• AVAILABLE DATA:
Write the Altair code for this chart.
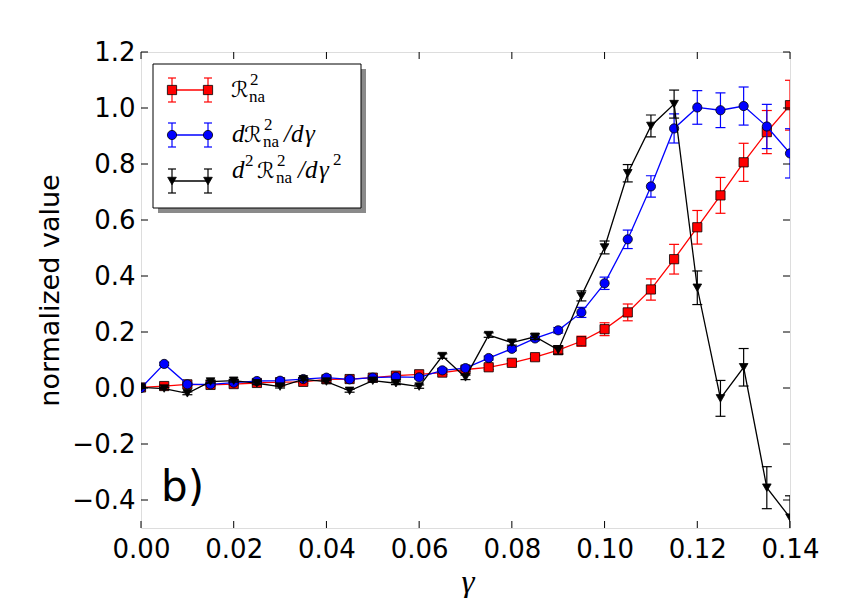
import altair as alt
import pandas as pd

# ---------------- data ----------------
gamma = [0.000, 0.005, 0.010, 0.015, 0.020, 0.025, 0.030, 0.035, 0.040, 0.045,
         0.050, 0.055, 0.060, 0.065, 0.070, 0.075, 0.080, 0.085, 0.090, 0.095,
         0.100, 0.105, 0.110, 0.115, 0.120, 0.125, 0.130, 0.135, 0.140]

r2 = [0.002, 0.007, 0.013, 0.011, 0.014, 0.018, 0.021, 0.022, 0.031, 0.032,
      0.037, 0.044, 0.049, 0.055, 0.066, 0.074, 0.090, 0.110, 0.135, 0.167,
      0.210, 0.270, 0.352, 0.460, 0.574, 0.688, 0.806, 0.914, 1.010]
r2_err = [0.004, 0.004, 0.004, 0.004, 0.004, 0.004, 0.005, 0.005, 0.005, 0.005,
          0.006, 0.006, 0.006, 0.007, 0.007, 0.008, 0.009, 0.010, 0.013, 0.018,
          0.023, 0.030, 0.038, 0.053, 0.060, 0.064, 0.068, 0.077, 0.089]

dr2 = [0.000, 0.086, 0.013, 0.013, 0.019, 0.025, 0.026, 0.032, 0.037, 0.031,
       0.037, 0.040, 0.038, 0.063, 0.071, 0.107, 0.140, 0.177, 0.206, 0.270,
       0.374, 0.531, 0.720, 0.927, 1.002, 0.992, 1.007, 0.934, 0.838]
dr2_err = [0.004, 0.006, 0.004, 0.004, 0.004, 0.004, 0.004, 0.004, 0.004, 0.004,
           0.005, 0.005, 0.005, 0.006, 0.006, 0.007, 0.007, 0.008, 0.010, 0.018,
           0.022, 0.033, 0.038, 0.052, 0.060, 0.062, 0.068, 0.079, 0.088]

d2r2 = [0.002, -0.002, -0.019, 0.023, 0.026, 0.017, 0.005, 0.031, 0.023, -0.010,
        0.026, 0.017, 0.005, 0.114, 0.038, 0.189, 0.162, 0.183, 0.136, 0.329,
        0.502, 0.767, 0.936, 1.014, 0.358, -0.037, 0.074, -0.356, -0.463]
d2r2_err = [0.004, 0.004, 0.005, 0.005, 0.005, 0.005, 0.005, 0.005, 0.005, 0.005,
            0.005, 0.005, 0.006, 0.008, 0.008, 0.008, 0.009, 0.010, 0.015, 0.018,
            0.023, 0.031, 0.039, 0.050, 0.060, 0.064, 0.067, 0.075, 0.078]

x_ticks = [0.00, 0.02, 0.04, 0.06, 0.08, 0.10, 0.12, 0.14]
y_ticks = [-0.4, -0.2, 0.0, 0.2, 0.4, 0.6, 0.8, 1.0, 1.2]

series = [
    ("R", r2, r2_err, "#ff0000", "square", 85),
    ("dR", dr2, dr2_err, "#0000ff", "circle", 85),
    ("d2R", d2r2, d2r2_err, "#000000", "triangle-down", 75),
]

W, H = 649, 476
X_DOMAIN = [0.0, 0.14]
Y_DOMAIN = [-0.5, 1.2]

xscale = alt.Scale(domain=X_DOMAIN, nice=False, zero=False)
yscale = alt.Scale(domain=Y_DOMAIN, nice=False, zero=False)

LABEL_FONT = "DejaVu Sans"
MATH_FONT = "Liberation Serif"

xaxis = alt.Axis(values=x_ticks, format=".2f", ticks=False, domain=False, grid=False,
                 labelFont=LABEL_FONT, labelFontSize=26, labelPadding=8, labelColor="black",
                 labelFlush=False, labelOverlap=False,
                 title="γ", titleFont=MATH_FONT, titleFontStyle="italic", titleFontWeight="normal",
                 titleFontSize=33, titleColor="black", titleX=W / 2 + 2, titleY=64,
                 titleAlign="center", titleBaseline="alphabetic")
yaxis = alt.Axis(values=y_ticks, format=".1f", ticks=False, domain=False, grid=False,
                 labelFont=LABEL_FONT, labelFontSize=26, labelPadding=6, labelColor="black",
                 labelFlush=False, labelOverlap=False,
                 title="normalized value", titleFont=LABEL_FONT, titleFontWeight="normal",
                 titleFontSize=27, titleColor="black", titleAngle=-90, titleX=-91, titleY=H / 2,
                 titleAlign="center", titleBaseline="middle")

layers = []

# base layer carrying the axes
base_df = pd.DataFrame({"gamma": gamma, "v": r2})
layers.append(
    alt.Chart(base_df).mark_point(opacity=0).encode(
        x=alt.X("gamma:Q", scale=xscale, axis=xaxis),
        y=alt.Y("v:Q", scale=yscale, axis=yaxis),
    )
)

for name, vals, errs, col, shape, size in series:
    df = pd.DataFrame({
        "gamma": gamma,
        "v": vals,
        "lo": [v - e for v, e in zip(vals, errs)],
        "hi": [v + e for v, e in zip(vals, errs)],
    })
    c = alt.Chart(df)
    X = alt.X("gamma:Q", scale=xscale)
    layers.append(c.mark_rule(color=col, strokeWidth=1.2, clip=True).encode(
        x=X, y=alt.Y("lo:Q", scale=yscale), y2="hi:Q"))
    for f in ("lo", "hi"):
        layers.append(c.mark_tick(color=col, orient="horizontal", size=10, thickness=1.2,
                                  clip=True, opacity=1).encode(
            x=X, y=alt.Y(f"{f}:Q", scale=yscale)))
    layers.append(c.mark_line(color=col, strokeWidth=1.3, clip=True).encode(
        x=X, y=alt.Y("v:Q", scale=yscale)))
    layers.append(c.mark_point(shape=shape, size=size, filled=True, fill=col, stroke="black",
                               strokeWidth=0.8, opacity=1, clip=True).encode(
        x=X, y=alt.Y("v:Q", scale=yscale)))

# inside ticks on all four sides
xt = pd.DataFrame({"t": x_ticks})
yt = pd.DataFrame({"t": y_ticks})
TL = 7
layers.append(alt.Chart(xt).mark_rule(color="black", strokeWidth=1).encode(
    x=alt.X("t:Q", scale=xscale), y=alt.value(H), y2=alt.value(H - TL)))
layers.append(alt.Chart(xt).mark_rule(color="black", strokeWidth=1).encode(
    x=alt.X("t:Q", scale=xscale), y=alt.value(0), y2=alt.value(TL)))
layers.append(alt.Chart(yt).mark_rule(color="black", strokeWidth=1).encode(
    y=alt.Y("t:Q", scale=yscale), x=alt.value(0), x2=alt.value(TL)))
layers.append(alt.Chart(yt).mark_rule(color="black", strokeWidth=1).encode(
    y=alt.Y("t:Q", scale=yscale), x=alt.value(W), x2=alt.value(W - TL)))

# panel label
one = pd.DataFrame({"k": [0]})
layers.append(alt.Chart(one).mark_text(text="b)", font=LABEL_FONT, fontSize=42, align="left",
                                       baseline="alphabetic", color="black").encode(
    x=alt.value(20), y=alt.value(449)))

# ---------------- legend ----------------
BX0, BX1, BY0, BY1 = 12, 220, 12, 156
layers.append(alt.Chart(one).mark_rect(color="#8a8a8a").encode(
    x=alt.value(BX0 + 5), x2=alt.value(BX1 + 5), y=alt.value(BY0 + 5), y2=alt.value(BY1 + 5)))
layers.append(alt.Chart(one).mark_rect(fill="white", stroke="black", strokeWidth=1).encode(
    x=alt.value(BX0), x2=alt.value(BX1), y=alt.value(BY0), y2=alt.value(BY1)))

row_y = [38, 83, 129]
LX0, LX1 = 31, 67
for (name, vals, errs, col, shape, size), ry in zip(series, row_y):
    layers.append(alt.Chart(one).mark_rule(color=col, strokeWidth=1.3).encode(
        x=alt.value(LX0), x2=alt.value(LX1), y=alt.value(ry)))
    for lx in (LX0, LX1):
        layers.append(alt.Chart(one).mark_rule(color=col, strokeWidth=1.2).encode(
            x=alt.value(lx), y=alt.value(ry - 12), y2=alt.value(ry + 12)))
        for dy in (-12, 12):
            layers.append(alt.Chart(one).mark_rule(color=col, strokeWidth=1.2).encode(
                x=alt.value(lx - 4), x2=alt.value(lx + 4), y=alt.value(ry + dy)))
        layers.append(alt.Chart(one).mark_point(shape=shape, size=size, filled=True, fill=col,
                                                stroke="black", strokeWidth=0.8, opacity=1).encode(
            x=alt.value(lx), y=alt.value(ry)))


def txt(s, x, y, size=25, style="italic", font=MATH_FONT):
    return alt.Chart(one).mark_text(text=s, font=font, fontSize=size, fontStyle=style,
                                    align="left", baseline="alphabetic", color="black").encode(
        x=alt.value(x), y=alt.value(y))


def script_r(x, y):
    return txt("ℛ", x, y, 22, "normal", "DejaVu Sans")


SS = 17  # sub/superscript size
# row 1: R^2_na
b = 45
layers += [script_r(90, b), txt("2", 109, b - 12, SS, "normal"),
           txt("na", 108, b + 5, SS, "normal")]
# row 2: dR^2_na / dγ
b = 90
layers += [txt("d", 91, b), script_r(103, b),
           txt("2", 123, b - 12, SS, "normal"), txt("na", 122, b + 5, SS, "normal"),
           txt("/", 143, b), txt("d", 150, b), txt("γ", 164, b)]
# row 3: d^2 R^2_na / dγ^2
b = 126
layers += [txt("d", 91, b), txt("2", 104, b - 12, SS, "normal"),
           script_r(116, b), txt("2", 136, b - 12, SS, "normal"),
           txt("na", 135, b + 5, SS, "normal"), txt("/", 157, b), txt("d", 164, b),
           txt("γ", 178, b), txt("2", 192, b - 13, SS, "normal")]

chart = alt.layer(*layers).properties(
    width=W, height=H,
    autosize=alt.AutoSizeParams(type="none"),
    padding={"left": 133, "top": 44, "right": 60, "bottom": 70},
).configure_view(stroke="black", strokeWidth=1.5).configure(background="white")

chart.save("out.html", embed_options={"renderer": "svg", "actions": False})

• AIM OF THE TASK: Copy nothing but the lines from the top of the material through the line holding "0.022, 0.033, 0.038, 0.052, 0.060, 0.062, 0.068, 0.079, 0.088]", exactly as written; omit pictures.

• REPLY:
Write the Altair code for this chart.
import altair as alt
import pandas as pd

# ---------------- data ----------------
gamma = [0.000, 0.005, 0.010, 0.015, 0.020, 0.025, 0.030, 0.035, 0.040, 0.045,
         0.050, 0.055, 0.060, 0.065, 0.070, 0.075, 0.080, 0.085, 0.090, 0.095,
         0.100, 0.105, 0.110, 0.115, 0.120, 0.125, 0.130, 0.135, 0.140]

r2 = [0.002, 0.007, 0.013, 0.011, 0.014, 0.018, 0.021, 0.022, 0.031, 0.032,
      0.037, 0.044, 0.049, 0.055, 0.066, 0.074, 0.090, 0.110, 0.135, 0.167,
      0.210, 0.270, 0.352, 0.460, 0.574, 0.688, 0.806, 0.914, 1.010]
r2_err = [0.004, 0.004, 0.004, 0.004, 0.004, 0.004, 0.005, 0.005, 0.005, 0.005,
          0.006, 0.006, 0.006, 0.007, 0.007, 0.008, 0.009, 0.010, 0.013, 0.018,
          0.023, 0.030, 0.038, 0.053, 0.060, 0.064, 0.068, 0.077, 0.089]

dr2 = [0.000, 0.086, 0.013, 0.013, 0.019, 0.025, 0.026, 0.032, 0.037, 0.031,
       0.037, 0.040, 0.038, 0.063, 0.071, 0.107, 0.140, 0.177, 0.206, 0.270,
       0.374, 0.531, 0.720, 0.927, 1.002, 0.992, 1.007, 0.934, 0.838]
dr2_err = [0.004, 0.006, 0.004, 0.004, 0.004, 0.004, 0.004, 0.004, 0.004, 0.004,
           0.005, 0.005, 0.005, 0.006, 0.006, 0.007, 0.007, 0.008, 0.010, 0.018,
           0.022, 0.033, 0.038, 0.052, 0.060, 0.062, 0.068, 0.079, 0.088]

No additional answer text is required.